The elevator car assembly of claim 1 wherein said damping means (40) is operable to damp movement of said elevator car (10) through a 360° lateral arc.
The elevator car assembly of claim 1 or 2 wherein there are four pneumatic dashpots (40), each of which operates along an axis which is disposed at an angle of 45° to the planes of the elevator car walls (16).
The elevator car assembly of claim 1, 2 or 3, wherein each dashpot (40) includes a cooperating piston (44) and cylinder (42), and the laminar airflow is obtained by forming a sufficiently narrow gap (52) between the piston (44) and cylinder bore.
The elevator car assembly of claim 1, 2 or 3 wherein each dashpot (40) includes a cooperating piston (44) and cylinder (42), and the laminar airflow is obtained by use of a tubular air bleed (45) sized to avoid the formation of turbulent airflow from an air pocket formed by the piston (44) and a closed end (43) of the cylinder (44).
The elevator car assembly of any preceding claim wherein said pneumatic dashpots (40) each have a cooperating piston (44) and cylinder (42), and wherein the pistons (44) in said dashpots (40) work in directions which are angularly offset from each other so as to moderate linear lateral swinging of said elevator car (10) through a 360° horizontal arc, and also moderate curvlinear torsional swinging of said elevator car (10) in both clockwise and counterclockwise directions.
The elevator car assembly of claim 6 wherein said dashpots (40) are paired so that lateral or torsional swinging of said elevator car (10) in said frame (15) will compress one of said dashpots (40) in a pair while expanding the other of said dashpots (40) in the same pair.

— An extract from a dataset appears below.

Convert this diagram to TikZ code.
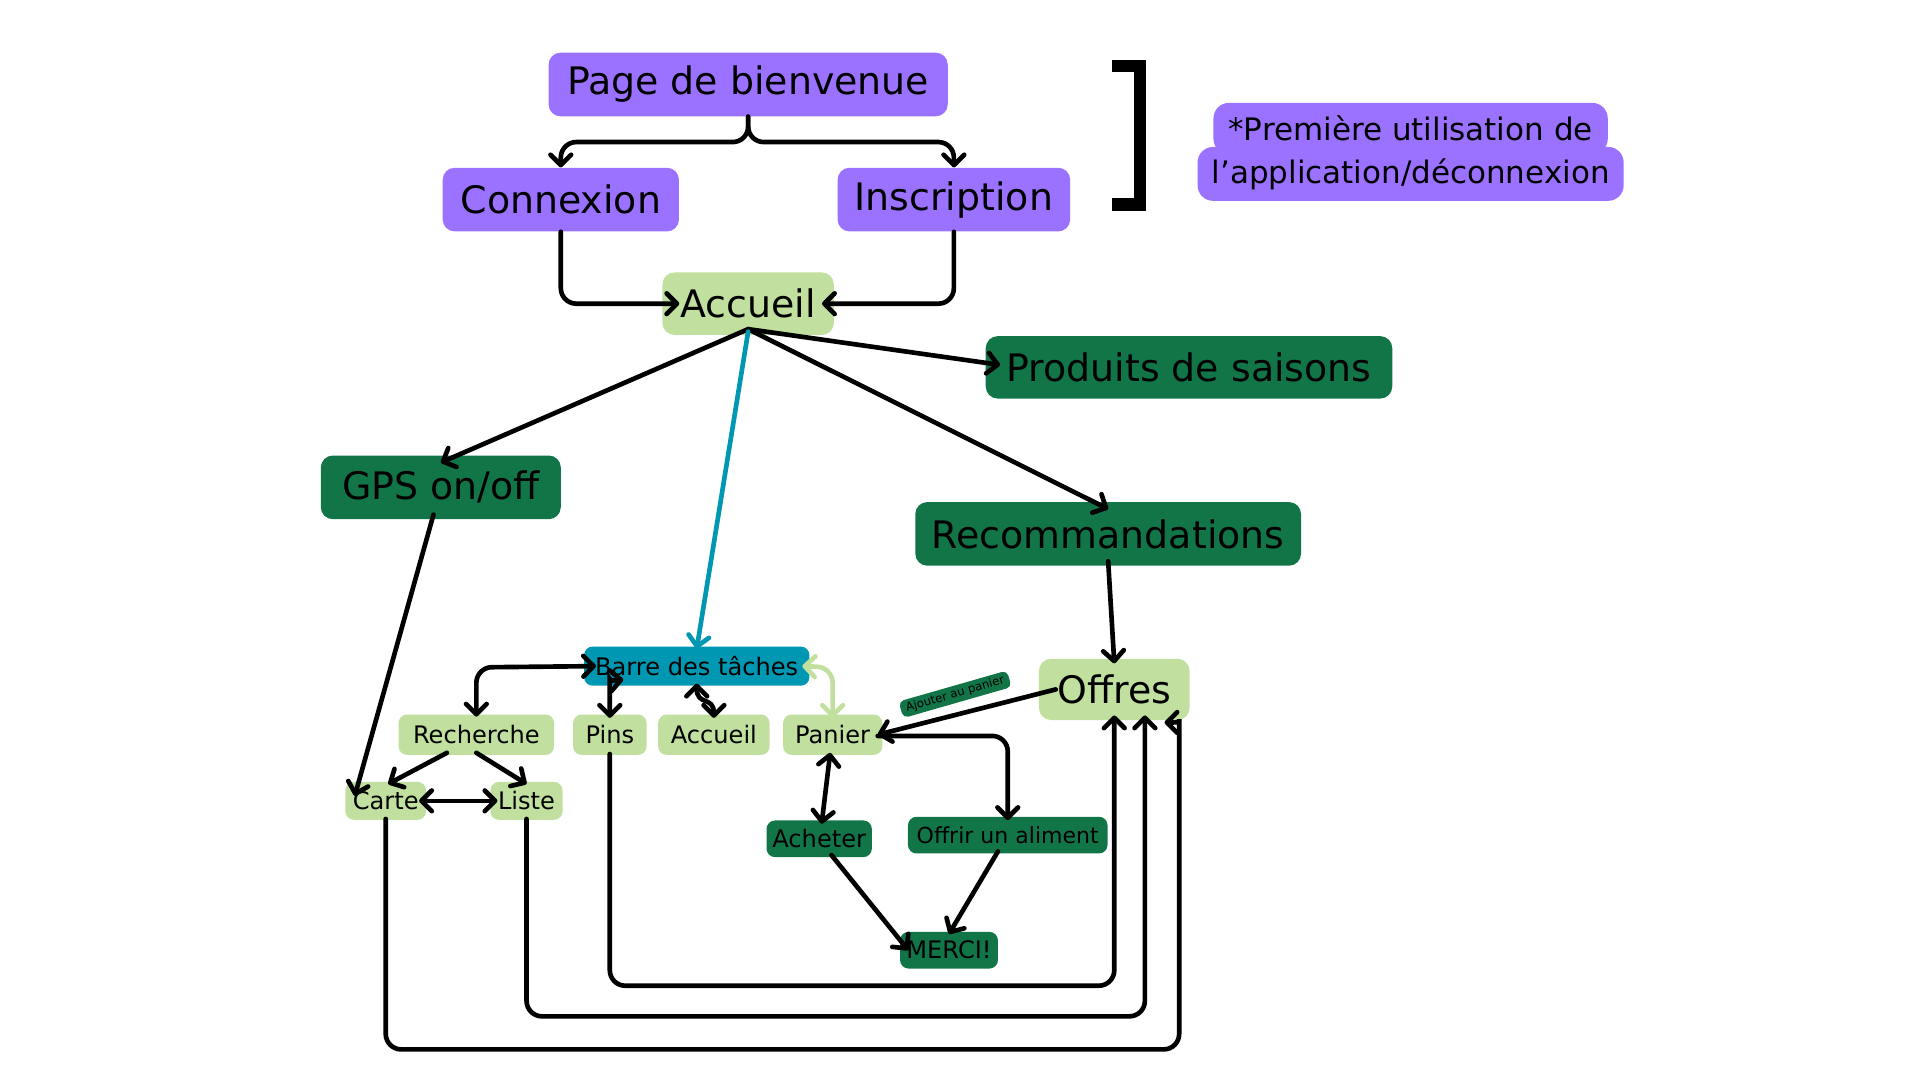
\documentclass[tikz,border=0pt]{standalone}
\usepackage{fontspec}
\setmainfont{DejaVu Sans}
\usepackage{tikz}
\usetikzlibrary{arrows.meta}
\usetikzlibrary{calc}

\definecolor{firstpurple}{RGB}{155,114,255}
\definecolor{pagegreen}{RGB}{193,223,158}
\definecolor{deepgreen}{RGB}{17,117,72}
\definecolor{barteal}{RGB}{0,151,178}

\def\pxu{0.25mm}

\begin{document}
\begin{tikzpicture}[x=0.25mm, y=-0.25mm,
  >={Straight Barb[length=6pt,width=12pt,round]},
  link/.style={line width=2.7pt, rounded corners=9pt, line cap=round},
  big/.style 2 args={rounded corners=7pt, inner sep=0pt, minimum width=#1*\pxu, minimum height=#2*\pxu, font=\fontsize{22}{26}\selectfont},
  small/.style 2 args={rounded corners=5pt, inner sep=0pt, minimum width=#1*\pxu, minimum height=#2*\pxu, font=\fontsize{14}{17}\selectfont},
  note/.style 2 args={rounded corners=9pt, inner sep=0pt, fill=firstpurple, minimum width=#1*\pxu, minimum height=#2*\pxu, font=\fontsize{18}{22}\selectfont}
]
\useasboundingbox (0,0) rectangle (1568,882);
%%% first use of the app %%%

      \node[big={326}{52}, fill=firstpurple] (pb) at (611,69) {Page de bienvenue};
      \node[big={193}{52}, fill=firstpurple] (cx) at (458,163) {Connexion};
      \node[big={190}{52}, fill=firstpurple] (ins) at (779,163) {Inscription};
      %%
      \draw[link, line width=7pt, line cap=butt, rounded corners=0pt] (908,54) -- (931,54) -- (931,167) -- (908,167);
      \node[note={322}{42}] (note1) at (1152,105) {*Première utilisation de};
      \node[note={348}{44}] (note2) at (1152,142) {l’application/déconnexion};

%%% home %%%

      \node[big={140}{51}, fill=pagegreen] (acc) at (611,248) {Accueil};
      \node[big={332}{51}, fill=deepgreen] (prod) at (971,300) {Produits de saisons};
      \node[big={196}{52}, fill=deepgreen] (gps) at (360,398) {GPS on/off};
      \node[big={315}{52}, fill=deepgreen] (reco) at (905,436) {Recommandations};
      \node[big={123}{50}, fill=pagegreen] (offres) at (910,563) {Offres};
      %%
      \node[small={184}{32}, fill=barteal] (barre) at (569,544) {Barre des tâches};
      \node[small={127}{33}, fill=pagegreen] (rech) at (389,600) {Recherche};
      \node[small={60}{33}, fill=pagegreen] (pins) at (498,600) {Pins};
      \node[small={91}{33}, fill=pagegreen] (acc2) at (583,600) {Accueil};
      \node[small={81}{33}, fill=pagegreen] (panier) at (680,600) {Panier};
      \node[small={66}{31}, fill=pagegreen] (carte) at (315,654) {Carte};
      \node[small={59}{31}, fill=pagegreen] (liste) at (430,654) {Liste};
      \node[small={86}{30}, fill=deepgreen] (ach) at (669,685) {Acheter};
      \node[small={163}{30}, fill=deepgreen, font=\fontsize{12.8}{15}\selectfont] (offrir) at (823,682) {Offrir un aliment};
      \node[small={80}{30}, fill=deepgreen] (merci) at (775,776) {MERCI!};
      \node[rounded corners=3pt, fill=deepgreen, inner sep=0pt, minimum width=92*\pxu, minimum height=14*\pxu, rotate=16, font=\fontsize{6.8}{8}\selectfont] (ajout) at (780,567) {Ajouter au panier};

%%% links %%%

      \draw[link, ->] (pb.south) -- (611,116) -- (458,116) -- (cx.north);
      \draw[link, ->] (pb.south) -- (611,116) -- (779,116) -- (ins.north);
      \draw[link, ->] (cx.south) -- (458,248) -- ($(acc.west)+(14,0)$);
      \draw[link, ->] (ins.south) -- (779,248) -- ($(acc.east)+(-10,0)$);
      %%
      \draw[link, ->] ($(acc.south)+(0,-5)$) -- ($(prod.west)+(12,-2)$);
      \draw[link, ->] ($(acc.south)+(0,-5)$) -- ($(gps.north)+(0,6)$);
      \draw[link, ->] ($(acc.south)+(0,-5)$) -- ($(reco.north)+(0,6)$);
      \draw[link, ->, draw=barteal] ($(acc.south)+(0,-3)$) -- ($(barre.north)+(0,2)$);
      \draw[link, ->] ($(gps.south)+(-6,-4)$) -- ($(carte.west)+(8,-4)$);
      \draw[link, ->] ($(reco.south)+(0,-4)$) -- ($(offres.north)+(0,4)$);
      \draw[link, ->] ($(offres.west)+(14,0)$) -- ($(panier.east)+(-4,0)$);
      %%
      \draw[link, <->] ($(rech.north)+(0,2)$) -- (389,545) -- ($(barre.west)+(10,0)$);
      \draw[link, <->] ($(pins.north)+(0,3)$) -- (498,567) .. controls (498,556) .. (509,555);
      \draw[link, <->] ($(barre.south)+(0,-2)$) .. controls (569,577) and (583,568) .. ($(acc2.north)+(0,3)$);
      \draw[link, <->, draw=pagegreen] ($(barre.east)+(-6,0)$) -- (680,545) -- ($(panier.north)+(0,3)$);
      %%
      \draw[link, ->] ($(rech.south)+(-24,-2)$) -- ($(carte.north)+(2,2)$);
      \draw[link, ->] ($(rech.south)+(0,-2)$) -- ($(liste.north)+(0,2)$);
      \draw[link, <->] ($(carte.east)+(-6,0)$) -- ($(liste.west)+(6,0)$);
      %%
      \draw[link, <->] ($(panier.south)+(-2,-2)$) -- ($(ach.north)+(2,3)$);
      \draw[link, ->] ($(panier.east)+(-4,1)$) -- (823,601) -- ($(offrir.north)+(0,3)$);
      \draw[link, ->] ($(ach.south)+(10,-2)$) -- ($(merci.west)+(7,0)$);
      \draw[link, ->] ($(offrir.south)+(-8,-2)$) -- ($(merci.north)+(0,2)$);
      %%
      \draw[link, ->] ($(pins.south)+(0,-1)$) -- (498,805) -- (910,805) -- ($(offres.south)+(0,-4)$);
      \draw[link, ->] ($(liste.south)+(0,-1)$) -- (430,830) -- (935,830) -- ($(offres.south)+(25,-4)$);
      \draw[link, ->] ($(carte.south)+(0,-1)$) -- (315,857) -- (963,857) -- (963,600) .. controls (963,590) .. (951,590);

\end{tikzpicture}
\end{document}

The elevator car assembly of claim 6 or 7 wherein said dashpots (40) are four in number and arranged in two pairs of dashpots (40), one of said dashpots (40) in each pair thereof being disposed adjacent each corner of said elevator car (10), with the stroke direction of each piston (40) being generally perpendicular to an imaginary line connecting diagonally opposite corners of said elevator car (10).
The elevator car assembly of any preceding claim wherein said pendulum means (14) comprises a plurality of rods (14) disposed adjacent each corner of said elevator car (10), said rods (14) being connected at one end to an upper portion (12) of said frame (15), and at an opposite end to a lower portion (24) of said elevator car (10).
The elevator car assembly of claim 9 wherein said rods (14) have a stiffness such that lateral oscillations of said elevator car (10) in said frame (15) are substantially unaffected by said rods (14).
The elevator car assembly of any preceding claim further comprising means (66) for steadying said elevator car (10) in said frame (15) when said assembly (8) is stopped at a landing in the hoistway.
The elevator car assembly of any preceding claim, wherein each dashpot (40) includes a cooperating piston (44) and cylinder (42), the piston rod of each piston (40) being flexible.